A punto estuvo de aceptar, pero valoró la conveniencia de encerrarse en el hotel, darse un baño y recuperarse.

—Otra vez será —fue su respuesta, tan cortés como distante.

Diego Espejel Briz aparcó en la puerta del hotel Imperial, descendió y ceremoniosamente abrió la portezuela del auto. Entonces ella se dio cuenta de su estatura. Aventuró que sería de una edad parecida a la de Hugo; con bigote, labios carnosos y un cabello canoso, peinado hacia atrás. Sus ojos oscuros no tenían rasgos mestizos; parecía más europeo que mexicano. Corpulento, fornido y en conjunto elegante. Ahora comprendía que había compartido la intimidad del vehículo con un desconocido y eso le hizo ruborizarse.

—¿Me permite una cuestión? —indagó, y ella asintió—. ¿Qué estaba haciendo en Empire Productions?

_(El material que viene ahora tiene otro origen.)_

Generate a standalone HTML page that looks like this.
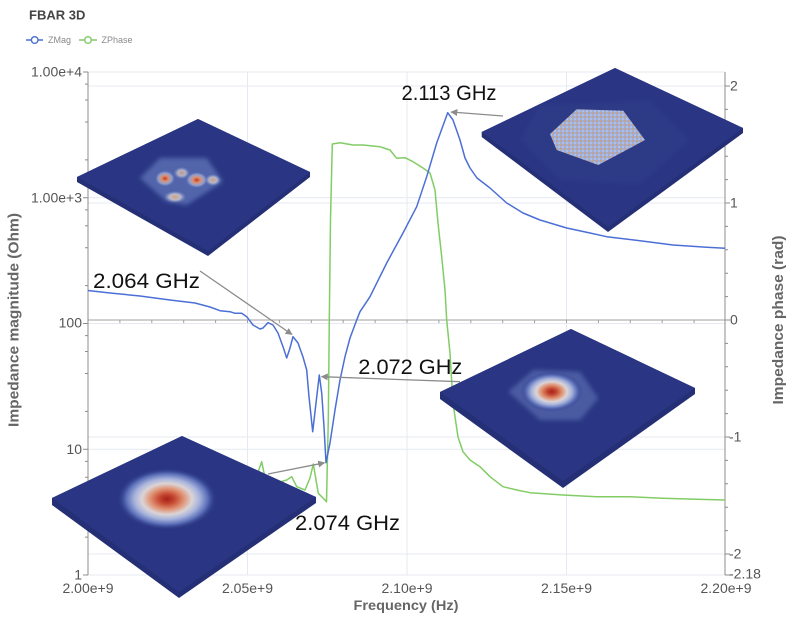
<!DOCTYPE html>
<html><head><meta charset="utf-8"><style>
html,body{margin:0;padding:0;background:#fff;}
svg{display:block;font-family:"Liberation Sans",Arial,sans-serif;}
</style></head><body>
<svg width="796" height="624" viewBox="0 0 796 624" xmlns="http://www.w3.org/2000/svg">
<defs>
<radialGradient id="spot" cx="50%" cy="50%" r="50%">
<stop offset="0" stop-color="#a3221b"/>
<stop offset="0.15" stop-color="#c4452f"/>
<stop offset="0.33" stop-color="#df9070"/>
<stop offset="0.5" stop-color="#dcd4d6"/>
<stop offset="0.65" stop-color="#a8b4dc"/>
<stop offset="0.82" stop-color="#5a6eb8"/>
<stop offset="1" stop-color="#2a3683" stop-opacity="0"/>
</radialGradient>
<radialGradient id="hot" cx="50%" cy="50%" r="50%">
<stop offset="0" stop-color="#c23a24"/>
<stop offset="0.35" stop-color="#dd9070"/>
<stop offset="0.7" stop-color="#aab6dc" stop-opacity="0.7"/>
<stop offset="1" stop-color="#6d82c4" stop-opacity="0"/>
</radialGradient>
<radialGradient id="warm" cx="50%" cy="50%" r="50%">
<stop offset="0" stop-color="#e2a878"/>
<stop offset="0.5" stop-color="#c8c4d0"/>
<stop offset="1" stop-color="#8a9ccf" stop-opacity="0"/>
</radialGradient>
<pattern id="sp" width="4" height="4" patternUnits="userSpaceOnUse">
<rect width="4" height="4" fill="#9eaed6"/>
<circle cx="1" cy="1" r="0.9" fill="#d99a6a"/>
<circle cx="3" cy="3" r="0.8" fill="#c9d3ea"/>
</pattern>
<filter id="bl" x="-20%" y="-20%" width="140%" height="140%"><feGaussianBlur stdDeviation="2"/></filter>
<filter id="bl1" x="-20%" y="-20%" width="140%" height="140%"><feGaussianBlur stdDeviation="1"/></filter>
<marker id="ah" viewBox="0 0 10 10" refX="9" refY="5" markerWidth="7" markerHeight="7" orient="auto" markerUnits="userSpaceOnUse">
<path d="M0,0 L10,5 L0,10 z" fill="#8c8c8c"/>
</marker>
</defs>

<!-- title & legend -->
<text x="29" y="19.3" font-size="13" font-weight="bold" fill="#444">FBAR 3D</text>
<line x1="26" y1="40" x2="43" y2="40" stroke="#4c6fd6" stroke-width="1.5"/>
<circle cx="34.7" cy="40" r="3.3" fill="#fff" stroke="#4c6fd6" stroke-width="1.4"/>
<text x="48" y="43.2" font-size="9" fill="#8a8a8a">ZMag</text>
<line x1="79" y1="40" x2="97" y2="40" stroke="#82cc66" stroke-width="1.5"/>
<circle cx="88" cy="40" r="3.3" fill="#fff" stroke="#82cc66" stroke-width="1.4"/>
<text x="101.5" y="43.2" font-size="9" fill="#8a8a8a">ZPhase</text>

<!-- gridlines -->
<g stroke="#e6e9f2" stroke-width="1" fill="none">
<path d="M247.5 72V575M407 72V575M566.5 72V575"/>
<path d="M88 72H725M88 86H725M88 197.75H725M88 203H725M88 323.5H725M88 437H725M88 449.25H725M88 554H725M88 575H725"/>
</g>
<!-- zero line with x minor ticks -->
<path d="M88 320H725" stroke="#a0a0a0" stroke-width="1"/>
<path d="M119.9 320v3M151.8 320v3M183.7 320v3M215.6 320v3M247.5 320v3M279.4 320v3M311.3 320v3M343.2 320v3M375.1 320v3M407 320v3M438.9 320v3M470.8 320v3M502.7 320v3M534.6 320v3M566.5 320v3M598.4 320v3M630.3 320v3M662.2 320v3M694.1 320v3" stroke="#a0a0a0" stroke-width="1"/>

<!-- left axis -->
<path d="M88 72V575" stroke="#8c8c8c" stroke-width="1"/>
<path d="M83 575h5M83 449.25h5M83 323.5h5M83 197.75h5M83 72h5" stroke="#8c8c8c" stroke-width="1"/>
<path d="M85 537.15h3M85 499.3h3M85 477.2h3M85 461.4h3M85 411.4h3M85 373.55h3M85 351.45h3M85 335.65h3M85 285.65h3M85 247.8h3M85 225.7h3M85 209.9h3M85 159.9h3M85 122.05h3M85 99.95h3M85 84.15h3" stroke="#8c8c8c" stroke-width="1"/>
<g font-size="14" fill="#555" text-anchor="end">
<text x="82" y="76.6">1.00e+4</text>
<text x="82" y="202.4">1.00e+3</text>
<text x="82" y="327.6">100</text>
<text x="82" y="453.8">10</text>
<text x="82" y="579.4">1</text>
</g>

<!-- right axis -->
<path d="M725 72V575" stroke="#8c8c8c" stroke-width="1"/>
<path d="M725 86h5M725 203h5M725 320h5M725 437h5M725 554h5M725 575h5" stroke="#8c8c8c" stroke-width="1"/>
<path d="M725 109.4h3M725 132.8h3M725 156.2h3M725 179.6h3M725 226.4h3M725 249.8h3M725 273.2h3M725 296.6h3M725 343.4h3M725 366.8h3M725 390.2h3M725 413.6h3M725 460.4h3M725 483.8h3M725 507.2h3M725 530.6h3" stroke="#8c8c8c" stroke-width="1"/>
<g font-size="14" fill="#555">
<text x="730" y="90.6">2</text>
<text x="730" y="207.6">1</text>
<text x="730" y="324.6">0</text>
<text x="729" y="441.6">-1</text>
<text x="729" y="558.6">-2</text>
<text x="729" y="578.4">-2.18</text>
</g>

<!-- x tick labels -->
<g font-size="14" fill="#555" text-anchor="middle">
<text x="88" y="593">2.00e+9</text>
<text x="247.5" y="593">2.05e+9</text>
<text x="407" y="593">2.10e+9</text>
<text x="566.5" y="593">2.15e+9</text>
<text x="726" y="593">2.20e+9</text>
</g>

<!-- axis titles -->
<text x="406" y="610" font-size="14" font-weight="bold" fill="#666" text-anchor="middle" textLength="105" lengthAdjust="spacingAndGlyphs">Frequency (Hz)</text>
<text transform="translate(18.5,320) rotate(-90)" font-size="15" font-weight="bold" fill="#666" text-anchor="middle" textLength="214" lengthAdjust="spacingAndGlyphs">Impedance magnitude (Ohm)</text>
<text transform="translate(783,320) rotate(-90)" font-size="15" font-weight="bold" fill="#666" text-anchor="middle" textLength="169" lengthAdjust="spacingAndGlyphs">Impedance phase (rad)</text>

<!-- ZPhase -->
<polyline fill="none" stroke="#82cc66" stroke-width="1.5" stroke-linejoin="round" points="88,490 150,490 200,488 240,486 250,484 256,478 261.7,461.7 265,478 272,484 280,482 286.7,480 291.7,476.7 296.7,486.7 305,490 310,478 313.3,464 318.3,493.3 323,498 326.5,501.7 328.3,420 329.3,320 330.5,220 332.3,144 340,142.7 353,145 363,145 380,146.7 390,150 396.7,158.3 405,157.7 413,161.7 423,168 430,173 435,190 438,223 441.7,256.7 445,290 446.7,320 450,353 453,403 458,437 463,451.7 470,460 480,466.7 490,476.7 503,486.7 516.7,490 530,492.7 563,495 596.7,496.7 630,496.7 663,498.3 696.7,499.3 725,500"/>
<!-- ZMag -->
<polyline fill="none" stroke="#4c6fd6" stroke-width="1.5" stroke-linejoin="round" points="88,290.5 110,293 140,296 170,300 195,303 210,307 220,310.7 230,311.7 235,313.3 241.7,313.3 246.7,316.7 253,325 260,329 263,328 268,322.7 273,325 278,333 283,346.7 286.7,358 290,348 293,336.7 298,343 303,357 306.7,370 309,396.7 312.7,431.7 316,403 319.3,375 321.7,393 324,426.7 326,462.7 330,443 335,410 340,380 345,356.7 350,338 356.7,320 360,311.7 370,296.7 386.7,263 403,233 416.7,206.7 426.7,176.7 436.7,143 447.7,112.7 453,120 460,140 465,158 470,168 477,178 490,188 506.7,203 523,213 540,220 566.7,228 590,233 606.7,236.7 640,240.7 673,245 706.7,247.3 725,248.3"/>

<!-- Plate 1 (top-left) -->
<polygon points="198,119 310,172 310,177 208,256 77,182 77,177" fill="#242f76"/>
<polygon points="198,119 310,172 208,251 77,177" fill="#2a3683"/>
<polygon points="160,158 206.7,158 223,181.7 186.7,205 166.7,201.7 140,178" fill="#6479bd" opacity="0.7" filter="url(#bl)"/>
<ellipse cx="181.7" cy="173" rx="8" ry="6" fill="url(#warm)" opacity="0.8"/>
<ellipse cx="165" cy="178.5" rx="10" ry="8" fill="url(#hot)"/>
<ellipse cx="196.7" cy="180" rx="11" ry="8" fill="url(#hot)"/>
<ellipse cx="213" cy="180" rx="8" ry="6" fill="url(#warm)" opacity="0.85"/>
<ellipse cx="175" cy="197" rx="11" ry="6" fill="url(#warm)" opacity="0.9"/>

<!-- Plate 2 (top-right) -->
<polygon points="615,68 743,128 743,133 608,232 481.7,137 481.7,132" fill="#242f76"/>
<polygon points="615,68 743,128 608,227 481.7,132" fill="#2a3683"/>
<polygon points="540,105 650,100 690,140 640,185 560,180 520,140" fill="#34428c" opacity="0.35" filter="url(#bl)"/>
<polygon points="576.7,109.3 623.3,110.7 645,140 598.3,165 556.7,150 550,134" fill="url(#sp)"/>

<!-- Plate 3 (middle-right) -->
<polygon points="571,329 695,388 695,394 563,488 440,399 440,392" fill="#242f76"/>
<polygon points="571,329 695,388 563,481 440,392" fill="#2a3683"/>
<polygon points="533.3,370 580,371.7 598.3,398.3 580,420 540,420 508.3,391.7" fill="#6c80c2" opacity="0.5" filter="url(#bl)"/>
<ellipse cx="551.7" cy="391.7" rx="31" ry="20" fill="url(#spot)"/>

<!-- Plate 4 (bottom-left) -->
<polygon points="182,436 316,497 316,503 179,598 52,505 52,498" fill="#242f76"/>
<polygon points="182,436 316,497 179,592 52,498" fill="#2a3683"/>
<ellipse cx="167" cy="499" rx="50" ry="31" fill="url(#spot)"/>

<!-- annotations -->
<g stroke="#8c8c8c" stroke-width="1.3" fill="none">
<line x1="503" y1="116" x2="451" y2="112" marker-end="url(#ah)"/>
<line x1="200" y1="271" x2="292" y2="334.5" marker-end="url(#ah)"/>
<line x1="460" y1="381.7" x2="321.5" y2="376.7" marker-end="url(#ah)"/>
<line x1="268" y1="474" x2="324.5" y2="462.8" marker-end="url(#ah)"/>
</g>
<g font-size="21" fill="#111">
<text x="401.5" y="100" textLength="95" lengthAdjust="spacingAndGlyphs">2.113 GHz</text>
<text x="93" y="288" textLength="107" lengthAdjust="spacingAndGlyphs">2.064 GHz</text>
<text x="358.3" y="374" textLength="104" lengthAdjust="spacingAndGlyphs">2.072 GHz</text>
<text x="295" y="530" textLength="105" lengthAdjust="spacingAndGlyphs">2.074 GHz</text>
</g>
</svg>
</body></html>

—¡Ah, nada! En realidad… me equivoqué yendo allí.

—Pero la respuesta es sí.

—¿Cómo dice?

—¿Reconoció a la actriz de la escalera? —continuó Espejel—. Es Lupe Vélez. Todo Hollywood cae rendido a sus pies, aunque aquí apenas sea recordada por sus trabajos en el teatro. Se encuentra en los estudios porque rueda un film de la RKO, ya que América está desabastecida a causa de la guerra. Le parece bella, ¿verdad? Usted la aventaja.

—No le entiendo —se sinceró Aurora.

—Si acudió buscando una oportunidad…, nada me daría más gusto que ofrecérsela.

—Creo que se equivoca conmigo —replicó muy digna.

El hombre tomó la cartera del bolsillo interior de su chaqueta y extrajo una tarjeta que guardó entre las manos de Aurora, después de besarlas.

—Cada cual hace de su vida un papalote. ¿Por qué no suelta cuerda al suyo a ver hasta dónde llega, señorita…? No me ha dicho su nombre.

Aurora inspiró una bocanada de aire que la dejó exhausta y ella misma se sorprendió de lo que surgió después.

—Señorita Velier —susurró—. Vera Velier.